▶ _Task directions_:
Write out the material again word for word, dropping any images it holds.

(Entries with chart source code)

+++++

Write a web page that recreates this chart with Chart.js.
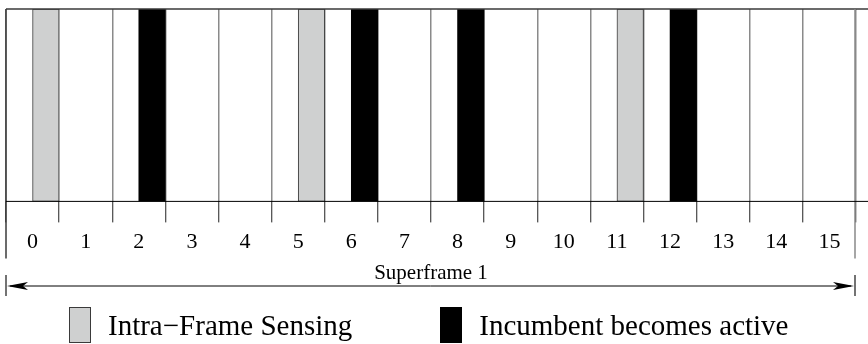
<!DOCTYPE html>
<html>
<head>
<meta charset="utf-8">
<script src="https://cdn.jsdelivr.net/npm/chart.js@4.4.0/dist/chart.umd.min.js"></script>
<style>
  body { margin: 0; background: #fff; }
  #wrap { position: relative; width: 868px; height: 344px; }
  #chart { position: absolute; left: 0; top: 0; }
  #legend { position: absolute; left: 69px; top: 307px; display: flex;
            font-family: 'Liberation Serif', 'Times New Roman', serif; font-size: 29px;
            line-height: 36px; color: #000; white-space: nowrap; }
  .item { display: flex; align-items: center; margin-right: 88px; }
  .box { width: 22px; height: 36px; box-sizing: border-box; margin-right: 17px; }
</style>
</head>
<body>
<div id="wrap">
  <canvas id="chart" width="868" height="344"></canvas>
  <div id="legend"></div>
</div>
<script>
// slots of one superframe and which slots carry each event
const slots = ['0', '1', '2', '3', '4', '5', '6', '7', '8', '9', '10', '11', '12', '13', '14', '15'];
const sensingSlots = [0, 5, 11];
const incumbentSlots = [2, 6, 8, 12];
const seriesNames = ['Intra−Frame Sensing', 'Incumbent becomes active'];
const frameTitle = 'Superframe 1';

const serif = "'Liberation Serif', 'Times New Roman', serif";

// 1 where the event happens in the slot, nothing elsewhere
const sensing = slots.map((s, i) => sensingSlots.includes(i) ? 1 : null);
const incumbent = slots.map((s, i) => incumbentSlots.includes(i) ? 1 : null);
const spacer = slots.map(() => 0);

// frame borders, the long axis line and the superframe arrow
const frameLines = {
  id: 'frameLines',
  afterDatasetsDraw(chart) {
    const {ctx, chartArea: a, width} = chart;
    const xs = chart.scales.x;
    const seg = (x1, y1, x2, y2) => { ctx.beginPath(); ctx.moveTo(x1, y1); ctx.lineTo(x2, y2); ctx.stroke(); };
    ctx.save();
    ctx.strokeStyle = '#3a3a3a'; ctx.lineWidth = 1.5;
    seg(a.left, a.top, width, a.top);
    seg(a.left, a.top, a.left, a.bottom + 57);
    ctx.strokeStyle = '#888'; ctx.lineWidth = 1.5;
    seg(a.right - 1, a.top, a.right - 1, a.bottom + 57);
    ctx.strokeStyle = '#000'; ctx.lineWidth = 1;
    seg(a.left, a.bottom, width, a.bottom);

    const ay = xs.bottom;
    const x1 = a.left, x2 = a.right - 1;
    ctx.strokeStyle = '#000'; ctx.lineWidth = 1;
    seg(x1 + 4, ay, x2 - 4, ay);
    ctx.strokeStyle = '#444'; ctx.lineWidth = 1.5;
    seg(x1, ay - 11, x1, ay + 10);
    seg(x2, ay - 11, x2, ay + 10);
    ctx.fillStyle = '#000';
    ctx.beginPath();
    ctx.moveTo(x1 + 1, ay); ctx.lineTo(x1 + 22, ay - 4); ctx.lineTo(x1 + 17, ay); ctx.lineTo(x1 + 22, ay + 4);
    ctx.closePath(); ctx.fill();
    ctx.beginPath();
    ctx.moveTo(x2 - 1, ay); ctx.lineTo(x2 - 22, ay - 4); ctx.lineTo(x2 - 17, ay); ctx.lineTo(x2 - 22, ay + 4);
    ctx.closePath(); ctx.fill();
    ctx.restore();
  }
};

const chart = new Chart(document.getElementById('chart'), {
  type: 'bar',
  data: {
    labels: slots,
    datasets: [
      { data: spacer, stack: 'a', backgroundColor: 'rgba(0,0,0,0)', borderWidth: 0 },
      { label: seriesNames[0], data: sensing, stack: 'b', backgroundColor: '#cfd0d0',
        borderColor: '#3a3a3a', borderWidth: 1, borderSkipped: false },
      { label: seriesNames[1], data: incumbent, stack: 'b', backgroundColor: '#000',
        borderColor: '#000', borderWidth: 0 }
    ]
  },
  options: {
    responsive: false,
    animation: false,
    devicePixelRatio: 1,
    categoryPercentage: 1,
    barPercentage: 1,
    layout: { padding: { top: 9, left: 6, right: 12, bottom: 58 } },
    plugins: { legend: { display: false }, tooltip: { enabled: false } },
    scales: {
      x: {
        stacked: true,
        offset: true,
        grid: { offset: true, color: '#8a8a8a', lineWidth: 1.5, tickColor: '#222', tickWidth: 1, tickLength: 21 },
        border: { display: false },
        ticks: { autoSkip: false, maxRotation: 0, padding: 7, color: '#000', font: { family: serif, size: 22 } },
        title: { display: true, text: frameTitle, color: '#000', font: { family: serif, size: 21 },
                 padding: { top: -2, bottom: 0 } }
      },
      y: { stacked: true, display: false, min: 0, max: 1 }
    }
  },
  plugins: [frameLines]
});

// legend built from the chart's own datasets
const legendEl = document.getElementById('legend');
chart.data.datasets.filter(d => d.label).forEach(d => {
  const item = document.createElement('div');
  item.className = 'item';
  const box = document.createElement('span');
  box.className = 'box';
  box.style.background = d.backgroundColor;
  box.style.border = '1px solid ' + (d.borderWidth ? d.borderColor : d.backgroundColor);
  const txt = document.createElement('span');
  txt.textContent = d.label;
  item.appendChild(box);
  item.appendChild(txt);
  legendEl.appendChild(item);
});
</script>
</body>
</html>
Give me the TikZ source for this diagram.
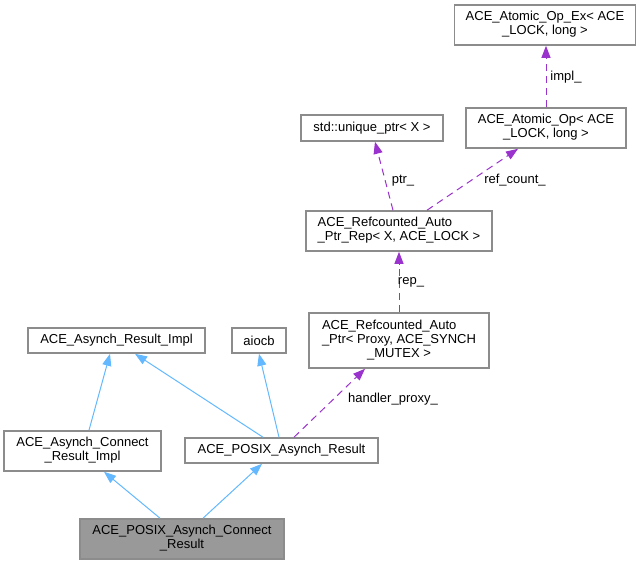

+++++

▶ _Solution_:
Write a web page that recreates this chart with Chart.js.
<!DOCTYPE html>
<html>
<head>
<meta charset="utf-8">
<script src="https://cdn.jsdelivr.net/npm/chart.js@4.4.0/dist/chart.umd.min.js"></script>
<style>
  body { margin: 0; background: #fff; }
  #wrap { position: relative; width: 868px; height: 344px; }
  #chart { position: absolute; left: 0; top: 0; }
  #legend { position: absolute; left: 69px; top: 307px; display: flex;
            font-family: 'Liberation Serif', 'Times New Roman', serif; font-size: 29px;
            line-height: 36px; color: #000; white-space: nowrap; }
  .item { display: flex; align-items: center; margin-right: 88px; }
  .box { width: 22px; height: 36px; box-sizing: border-box; margin-right: 17px; }
</style>
</head>
<body>
<div id="wrap">
  <canvas id="chart" width="868" height="344"></canvas>
  <div id="legend"></div>
</div>
<script>
// slots of one superframe and which slots carry each event
const slots = ['0', '1', '2', '3', '4', '5', '6', '7', '8', '9', '10', '11', '12', '13', '14', '15'];
const sensingSlots = [0, 5, 11];
const incumbentSlots = [2, 6, 8, 12];
const seriesNames = ['Intra−Frame Sensing', 'Incumbent becomes active'];
const frameTitle = 'Superframe 1';

const serif = "'Liberation Serif', 'Times New Roman', serif";

// 1 where the event happens in the slot, nothing elsewhere
const sensing = slots.map((s, i) => sensingSlots.includes(i) ? 1 : null);
const incumbent = slots.map((s, i) => incumbentSlots.includes(i) ? 1 : null);
const spacer = slots.map(() => 0);

// frame borders, the long axis line and the superframe arrow
const frameLines = {
  id: 'frameLines',
  afterDatasetsDraw(chart) {
    const {ctx, chartArea: a, width} = chart;
    const xs = chart.scales.x;
    const seg = (x1, y1, x2, y2) => { ctx.beginPath(); ctx.moveTo(x1, y1); ctx.lineTo(x2, y2); ctx.stroke(); };
    ctx.save();
    ctx.strokeStyle = '#3a3a3a'; ctx.lineWidth = 1.5;
    seg(a.left, a.top, width, a.top);
    seg(a.left, a.top, a.left, a.bottom + 57);
    ctx.strokeStyle = '#888'; ctx.lineWidth = 1.5;
    seg(a.right - 1, a.top, a.right - 1, a.bottom + 57);
    ctx.strokeStyle = '#000'; ctx.lineWidth = 1;
    seg(a.left, a.bottom, width, a.bottom);

    const ay = xs.bottom;
    const x1 = a.left, x2 = a.right - 1;
    ctx.strokeStyle = '#000'; ctx.lineWidth = 1;
    seg(x1 + 4, ay, x2 - 4, ay);
    ctx.strokeStyle = '#444'; ctx.lineWidth = 1.5;
    seg(x1, ay - 11, x1, ay + 10);
    seg(x2, ay - 11, x2, ay + 10);
    ctx.fillStyle = '#000';
    ctx.beginPath();
    ctx.moveTo(x1 + 1, ay); ctx.lineTo(x1 + 22, ay - 4); ctx.lineTo(x1 + 17, ay); ctx.lineTo(x1 + 22, ay + 4);
    ctx.closePath(); ctx.fill();
    ctx.beginPath();
    ctx.moveTo(x2 - 1, ay); ctx.lineTo(x2 - 22, ay - 4); ctx.lineTo(x2 - 17, ay); ctx.lineTo(x2 - 22, ay + 4);
    ctx.closePath(); ctx.fill();
    ctx.restore();
  }
};

const chart = new Chart(document.getElementById('chart'), {
  type: 'bar',
  data: {
    labels: slots,
    datasets: [
      { data: spacer, stack: 'a', backgroundColor: 'rgba(0,0,0,0)', borderWidth: 0 },
      { label: seriesNames[0], data: sensing, stack: 'b', backgroundColor: '#cfd0d0',
        borderColor: '#3a3a3a', borderWidth: 1, borderSkipped: false },
      { label: seriesNames[1], data: incumbent, stack: 'b', backgroundColor: '#000',
        borderColor: '#000', borderWidth: 0 }
    ]
  },
  options: {
    responsive: false,
    animation: false,
    devicePixelRatio: 1,
    categoryPercentage: 1,
    barPercentage: 1,
    layout: { padding: { top: 9, left: 6, right: 12, bottom: 58 } },
    plugins: { legend: { display: false }, tooltip: { enabled: false } },
    scales: {
      x: {
        stacked: true,
        offset: true,
        grid: { offset: true, color: '#8a8a8a', lineWidth: 1.5, tickColor: '#222', tickWidth: 1, tickLength: 21 },
        border: { display: false },
        ticks: { autoSkip: false, maxRotation: 0, padding: 7, color: '#000', font: { family: serif, size: 22 } },
        title: { display: true, text: frameTitle, color: '#000', font: { family: serif, size: 21 },
                 padding: { top: -2, bottom: 0 } }
      },
      y: { stacked: true, display: false, min: 0, max: 1 }
    }
  },
  plugins: [frameLines]
});

// legend built from the chart's own datasets
const legendEl = document.getElementById('legend');
chart.data.datasets.filter(d => d.label).forEach(d => {
  const item = document.createElement('div');
  item.className = 'item';
  const box = document.createElement('span');
  box.className = 'box';
  box.style.background = d.backgroundColor;
  box.style.border = '1px solid ' + (d.borderWidth ? d.borderColor : d.backgroundColor);
  const txt = document.createElement('span');
  txt.textContent = d.label;
  item.appendChild(box);
  item.appendChild(txt);
  legendEl.appendChild(item);
});
</script>
</body>
</html>
Give me the TikZ source for this diagram.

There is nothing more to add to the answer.